评估一个训练好的模型需要评估指标,比如正确率、查准率、查全率、F1值等。当然不同的任务类型有着不同的评估指标,而HuggingFace提供了统一的评价指标工具。
1.列出可用的评价指标
通过list_metrics()函数列出可用的评价指标:
def list_metric_test():
# 第4章/列出可用的评价指标
from datasets import list_metrics
metrics_list = list_metrics()
print(len(metrics_list), metrics_list[:5])
输出结果如下所示:
157 ['accuracy', 'bertscore', 'bleu', 'bleurt', 'brier_score']

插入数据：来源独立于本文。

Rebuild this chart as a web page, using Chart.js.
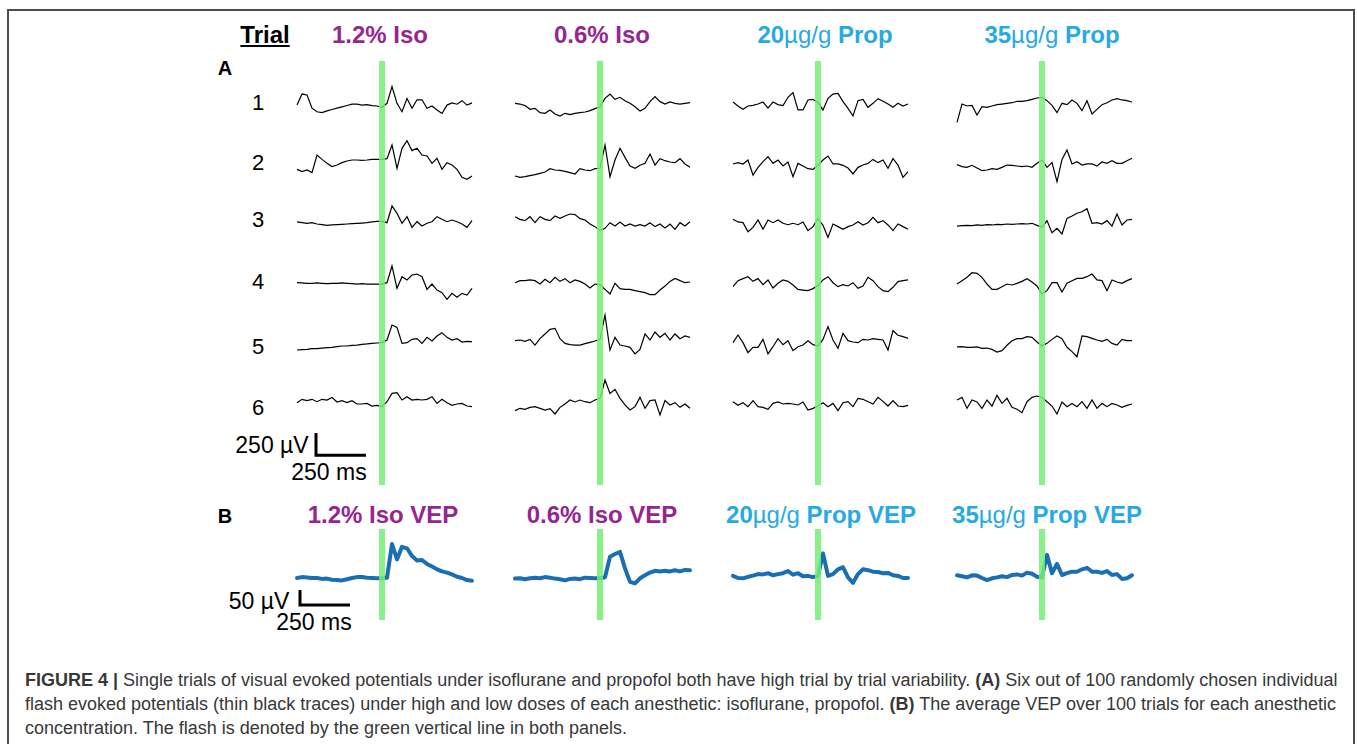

可见目前包含157个评价指标,并且输出了前5个评价指标。
2.加载一个评价指标
通过load_metric()加载评价指标,需要说明的是有的评价指标和对应的数据集配套使用,这里以glue数据集的mrpc子集为例:
def load_metric_test():
# 第4章/加载评价指标
from datasets import load_metric
metric = load_metric(path="accuracy") #加载accuracy指标
print(metric)
# 第4章/加载一个评价指标
from datasets import load_metric
metric = load_metric(path='glue', config_name='mrpc') #加载glue数据集中的mrpc子集
print(metric)
3.获取评价指标的使用说明
评价指标的inputs_description属性描述了评价指标的使用方法,以及评价指标的使用方法如下所示:
def load_metric_description_test():
# 第4章/加载一个评价指标
from datasets import load_metric
glue_metric = load_metric('glue', 'mrpc') # 加载glue数据集中的mrpc子集
print(glue_metric.inputs_description)
references = [0, 1]
predictions = [0, 1]
results = glue_metric.compute(predictions=predictions, references=references)
print(results) # {'accuracy': 1.0, 'f1': 1.0}
输出结果如下所示:
Compute GLUE evaluation metric associated to each GLUE dataset.
Args:
predictions: list of predictions to score.
Each translation should be tokenized into a list of tokens.
references: list of lists of references for each translation.
Each reference should be tokenized into a list of tokens.
Returns: depending on the GLUE subset, one or several of:
"accuracy": Accuracy
"f1": F1 score
"pearson": Pearson Correlation
"spearmanr": Spearman Correlation
"matthews_correlation": Matthew Correlation
Examples:
>>> glue_metric = datasets.load_metric('glue', 'sst2') # 'sst2' or any of ["mnli", "mnli_mismatched", "mnli_matched", "qnli", "rte", "wnli", "hans"]
>>> references = [0, 1]
>>> predictions = [0, 1]
>>> results = glue_metric.compute(predictions=predictions, references=references)
>>> print(results)
{'accuracy': 1.0}
>>> glue_metric = datasets.load_metric('glue', 'mrpc') # 'mrpc' or 'qqp'
>>> references = [0, 1]
>>> predictions = [0, 1]
>>> results = glue_metric.compute(predictions=predictions, references=references)
>>> print(results)
{'accuracy': 1.0, 'f1': 1.0}
>>> glue_metric = datasets.load_metric('glue', 'stsb')
>>> references = [0., 1., 2., 3., 4., 5.]
>>> predictions = [0., 1., 2., 3., 4., 5.]
>>> results = glue_metric.compute(predictions=predictions, references=references)
>>> print({"pearson": round(results["pearson"], 2), "spearmanr": round(results["spearmanr"], 2)})
{'pearson': 1.0, 'spearmanr': 1.0}
>>> glue_metric = datasets.load_metric('glue', 'cola')
>>> references = [0, 1]
>>> predictions = [0, 1]
>>> results = glue_metric.compute(predictions=predictions, references=references)
>>> print(results)
{'matthews_correlation': 1.0}
{'accuracy': 1.0, 'f1': 1.0}
首先描述了评价指标的使用方法,然后计算评价指标accuracy和f1。